Does anyone else find it weird that Upshaw speaks in the singular "I" when discussing union matters? "I'm not going to agree to it." What he wants is irrelevant. I dunno... it just seems like if you represent a group of people, you should say "they" or at the very least "we". I know it's nitpicking, but man, this guy is such an egomaniac.

Upshaw also is "concerned that keeping rookie salaries too cheap could price veterans out of jobs, especially those who make one of the varying minimum salaries." Upshaw: "We don't want to get into a position where the league is keeping four or five rookies because it's cheaper than keeping one or two veterans."

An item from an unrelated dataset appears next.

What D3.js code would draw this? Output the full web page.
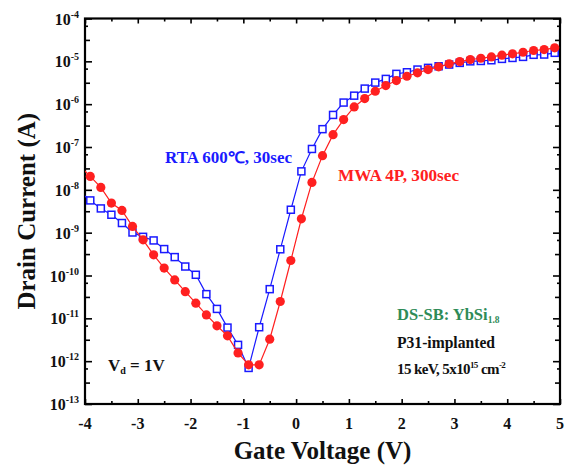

The rookie scale would only apply to the first round and maybe the second. And those players are already getting paid enough to where teams have to cut veterans in order to stay under the cap. Another one of Upshaw's arguments is that high rookie salaries make it possible for veterans to go to team managment and ask for comparable money, which is absolutely ludicrous. Upshaw lives in this fantasy world where there was never a salary cap. The truth is that each team has a pie. If a rookie is taking $35 million guaranteed out of that pie, there is precisely that much less to give to the veterans, regardless of whether or not they feel entitled to it. John Lynch hits the nail on the head: Redistribute that pool of money.

Back 16 years ago, John Lynch was a rookie, too.  Not shown: The onion tied to his belt, which was the style at the time.